I couldn't help but ask about the seemingly simplified shorthand of calling wine styles masculine or feminine. "A more ethereal and delicate Pinot Noir is described as feminine, and a big, bold chunky Zin masculine," Steinwachs says. "Doesn’t bother me really. It’s difficult to describe wine – everyone’s senses are so different. To me, comes down to whether you love it, like it, prefer not to have that one."

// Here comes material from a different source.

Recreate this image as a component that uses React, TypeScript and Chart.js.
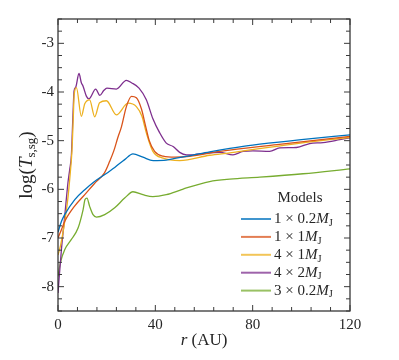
import React, { useEffect, useRef } from "react";
import { Chart, registerables } from "chart.js";

Chart.register(...registerables);

const FONT = "'Liberation Serif', 'DejaVu Serif', serif";

// ---- data ----
const xTickValues = [0, 40, 80, 120];
const yTickValues = [-8, -7, -6, -5, -4, -3];
const xMinorStep = 8;
const yMinorStep = 0.25;

const seriesPrefix = ["1 × 0.2", "1 × 1", "4 × 1", "4 × 2", "3 × 0.2"];
const seriesColors = ["#0072BD", "#D95319", "#EDB120", "#7E2F8E", "#77AC30"];

const blueX = [0, 1.4, 2.75, 6.9, 11, 15, 19.1, 23.3, 27.4, 30.8, 34.9, 39.1, 44.5, 48.6, 55, 62.3, 70.6, 80, 100, 120];
const blueY = [-6.88, -6.66, -6.52, -6.21, -6.01, -5.84, -5.7, -5.55, -5.39, -5.27, -5.34, -5.41, -5.4, -5.36, -5.3, -5.23, -5.16, -5.09, -4.98, -4.88];

const redX = [0, 1.4, 2.75, 6.9, 11, 15, 19.1, 21.2, 23, 24.5, 26.1, 28.1, 30.2, 32.2, 34.3, 36, 37.5, 39.7, 43.2, 48, 54, 66.5, 90, 120];
const redY = [-7.0, -6.83, -6.66, -6.34, -6.11, -5.88, -5.66, -5.43, -5.2, -4.95, -4.71, -4.3, -4.09, -4.12, -4.35, -4.7, -5.0, -5.22, -5.32, -5.34, -5.32, -5.22, -5.08, -4.91];

const yellowX = [0, 1.1, 2.55, 4, 4.8, 5.75, 6.25, 6.66, 7.56, 9.6, 11.0, 13.0, 15.1, 17.1, 19.9, 24.0, 28.8, 32.2, 34.5, 36.3, 39.0, 43.2, 50, 62.3, 70.6, 95, 120];
const yellowY = [-7.35, -7.14, -6.73, -6.21, -5.8, -5.19, -4.57, -4.05, -3.91, -4.5, -4.24, -4.16, -4.51, -4.22, -4.18, -4.47, -4.23, -4.3, -4.5, -4.84, -5.22, -5.36, -5.41, -5.3, -5.25, -5.08, -4.93];

const purpleX = [0, 1.4, 2.75, 4.1, 4.8, 5.5, 6.2, 6.6, 7.3, 8.63, 9.6, 10.3, 11.7, 12.7, 15.5, 17.2, 18.8, 20.1, 24.0, 28.1, 30.2, 33.3, 36.3, 39.0, 41.8, 44.5, 47.3, 50, 52.8, 55.5, 58.2, 62.3, 66.5, 71.9, 76.0, 80.1, 87.0, 91.1, 98.0, 103.4, 108.9, 115.8, 120];
const purpleY = [-8.13, -7.24, -6.56, -5.86, -5.6, -5.3, -4.4, -3.98, -3.9, -3.62, -3.81, -3.88, -4.09, -4.14, -3.94, -4.07, -3.97, -3.92, -3.94, -3.76, -3.81, -3.92, -4.16, -4.55, -4.84, -5.05, -5.12, -5.24, -5.29, -5.29, -5.27, -5.25, -5.24, -5.29, -5.22, -5.21, -5.22, -5.15, -5.14, -5.06, -5.04, -4.98, -4.94];

const greenX = [0, 1, 2.75, 5.5, 8.2, 10.3, 11.1, 11.9, 13.0, 14.4, 15.8, 19.2, 23.3, 27.4, 30.8, 34.9, 39.0, 44.5, 50, 52.8, 62.3, 70.6, 82.9, 100.7, 120];
const greenY = [-7.79, -7.5, -7.24, -7.03, -6.8, -6.42, -6.21, -6.18, -6.35, -6.52, -6.57, -6.52, -6.38, -6.18, -6.05, -6.11, -6.15, -6.11, -6.02, -5.97, -5.84, -5.79, -5.75, -5.68, -5.58];

const seriesX = [blueX, redX, yellowX, purpleX, greenX];
const seriesY = [blueY, redY, yellowY, purpleY, greenY];

const X_MIN = 0, X_MAX = 120, Y_MIN = -8.5, Y_MAX = -2.5;

function drawRuns(ctx: CanvasRenderingContext2D, runs: { t: string; font: string; dy: number }[], x: number, y: number, align: "left" | "center") {
  let total = 0;
  const widths = runs.map((r) => {
    ctx.font = r.font;
    const w = ctx.measureText(r.t).width;
    total += w;
    return w;
  });
  let cx = align === "center" ? x - total / 2 : x;
  runs.forEach((r, i) => {
    ctx.font = r.font;
    ctx.fillText(r.t, cx, y + r.dy);
    cx += widths[i];
  });
}

const decorPlugin = {
  id: "decor",
  afterDraw(chart: any) {
    const { ctx, chartArea: a, scales } = chart;
    const xs = scales.x, ys = scales.y;
    ctx.save();
    // frame
    ctx.strokeStyle = "#262626";
    ctx.lineWidth = 1.2;
    ctx.strokeRect(a.left, a.top, a.right - a.left, a.bottom - a.top);
    // ticks
    ctx.strokeStyle = "#3a3a3a";
    ctx.lineWidth = 1;
    ctx.beginPath();
    const nx = Math.round((X_MAX - X_MIN) / xMinorStep);
    for (let i = 0; i <= nx; i++) {
      const v = X_MIN + i * xMinorStep;
      const px = xs.getPixelForValue(v);
      const len = xTickValues.includes(v) ? 6 : 4;
      ctx.moveTo(px, a.bottom); ctx.lineTo(px, a.bottom - len);
      ctx.moveTo(px, a.top); ctx.lineTo(px, a.top + len);
    }
    const ny = Math.round((Y_MAX - Y_MIN) / yMinorStep);
    for (let i = 0; i <= ny; i++) {
      const v = Y_MIN + i * yMinorStep;
      const py = ys.getPixelForValue(v);
      const len = yTickValues.some((t) => Math.abs(t - v) < 1e-9) ? 6 : 4;
      ctx.moveTo(a.left, py); ctx.lineTo(a.left + len, py);
      ctx.moveTo(a.right, py); ctx.lineTo(a.right - len, py);
    }
    ctx.stroke();

    ctx.fillStyle = "#262626";
    ctx.textBaseline = "middle";
    // x title
    drawRuns(ctx, [
      { t: "r", font: `italic 17px ${FONT}`, dy: 0 },
      { t: " (AU)", font: `17px ${FONT}`, dy: 0 },
    ], (a.left + a.right) / 2, 341, "center");
    // y title
    ctx.save();
    ctx.translate(27, (a.top + a.bottom) / 2);
    ctx.rotate(-Math.PI / 2);
    drawRuns(ctx, [
      { t: "log(", font: `19px ${FONT}`, dy: 0 },
      { t: "T", font: `italic 19px ${FONT}`, dy: 0 },
      { t: "s,sg", font: `13px ${FONT}`, dy: 5 },
      { t: ")", font: `19px ${FONT}`, dy: 0 },
    ], 0, 0, "center");
    ctx.restore();

    // legend
    ctx.textAlign = "left";
    drawRuns(ctx, [{ t: "Models", font: `15px ${FONT}`, dy: 0 }], 300, 198, "center");
    seriesPrefix.forEach((p, i) => {
      const y = 219 + i * 17.9;
      ctx.strokeStyle = seriesColors[i];
      ctx.globalAlpha = 0.75;
      ctx.lineWidth = 2;
      ctx.beginPath();
      ctx.moveTo(241, y);
      ctx.lineTo(271, y);
      ctx.stroke();
      ctx.globalAlpha = 1;
      drawRuns(ctx, [
        { t: p, font: `15px ${FONT}`, dy: 0 },
        { t: "M", font: `italic 15px ${FONT}`, dy: 0 },
        { t: "J", font: `10.5px ${FONT}`, dy: 4 },
      ], 274, y, "left");
    });
    ctx.restore();
  },
};

export default function App() {
  const ref = useRef<HTMLCanvasElement>(null);
  useEffect(() => {
    if (!ref.current) return;
    const chart = new Chart(ref.current, {
      type: "line",
      data: {
        datasets: seriesPrefix.map((p, i) => ({
          label: p + "MJ",
          data: seriesX[i].map((x, j) => ({ x, y: seriesY[i][j] })),
          borderColor: seriesColors[i],
          borderWidth: 1.3,
          pointRadius: 0,
          fill: false,
          cubicInterpolationMode: "monotone" as const,
        })),
      },
      options: {
        animation: false,
        responsive: false,
        layout: { padding: { top: 19, right: 49, left: 0, bottom: 0 } },
        plugins: { legend: { display: false }, tooltip: { enabled: false } },
        scales: {
          x: {
            type: "linear",
            min: X_MIN,
            max: X_MAX,
            grid: { display: false, drawTicks: false },
            border: { display: false },
            ticks: { font: { family: FONT, size: 15 }, color: "#262626", padding: 5, maxRotation: 0, callback: (v: any) => String(v) },
            afterBuildTicks: (s: any) => { s.ticks = xTickValues.map((v) => ({ value: v })); },
            afterFit: (s: any) => { s.height = 49; },
          },
          y: {
            type: "linear",
            min: Y_MIN,
            max: Y_MAX,
            grid: { display: false, drawTicks: false },
            border: { display: false },
            ticks: { font: { family: FONT, size: 15 }, color: "#262626", padding: 4, callback: (v: any) => String(v) },
            afterBuildTicks: (s: any) => { s.ticks = yTickValues.map((v) => ({ value: v })); },
            afterFit: (s: any) => { s.width = 58; },
          },
        },
      },
      plugins: [decorPlugin],
    } as any);
    return () => chart.destroy();
  }, []);
  return (
    <div style={{ position: "fixed", left: 0, top: 0, width: 399, height: 360, background: "#fff" }}>
      <canvas ref={ref} width={399} height={360} style={{ display: "block" }} />
    </div>
  );
}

Since this is the second year of the Women Winemakers Dinner, I queried about the highlights from last year. "It was so celebratory and joyful!" Steinwachs recalls. "Although somewhat a political statement being on International Women’s Day, everyone just so enjoyed the company. As Supervisor Joan Hartman paraphrased 'instead of building a wall, we need to set a longer table.'"

That doesn't mean there wasn't room for improvement this year – in fact more room was one of the keys for round two. "It was a little chaotic with wine and dinner service, and it oversold so quickly that we are trying this year to accommodate more guests, more winemakers, and more price points so that we donate even more to the Women’s Fund of Northern Santa Barbara County (we gave just over $6000 to them last year)," Steinwachs says. "All proceeds go to the charity, with all wine, winemaker time, chef time, and most rentals and some of the menu ingredients themselves donated."

Then there was the issue that since all the chefs are women, from Brooke Stockwell at K'Syrah to Cynthia Miranda at the Lucky Hen Larder to Theo Stephan at Global Gardens, and more, and all the winemakers, of course, are women (pretty much all the SBC women winemakers, from those already mentioned to Morgan Clendenen from Cold Heaven, Sonja Magdevski from Casa Dumetz, Angela Osborne from A Tribute To Grace, Tara Gomez from Kitá Wines, Clarissa Nagy at Nagy Wines, etc. etc.), some men felt somehow unwelcome. "I was a little worried last year that our messaging was off and that men didn’t believe they were invited," Steinwachs admits. "A survey showed that most understood it was open to all genders, but many women felt comfortable coming to this solo. An interesting thing…."

Steinwachs couldn't be more excited for the event. "To me, this is what wine does," she enthuses. "It brings a lot of different people together, and when one sits down at a table with wine – sometimes world peace can ensue. As Kathy Joseph said last year, 'Stop the rhetoric and pass the Pinot!' People are still talking about last year. No pressure on us to make it even more enjoyable this year!"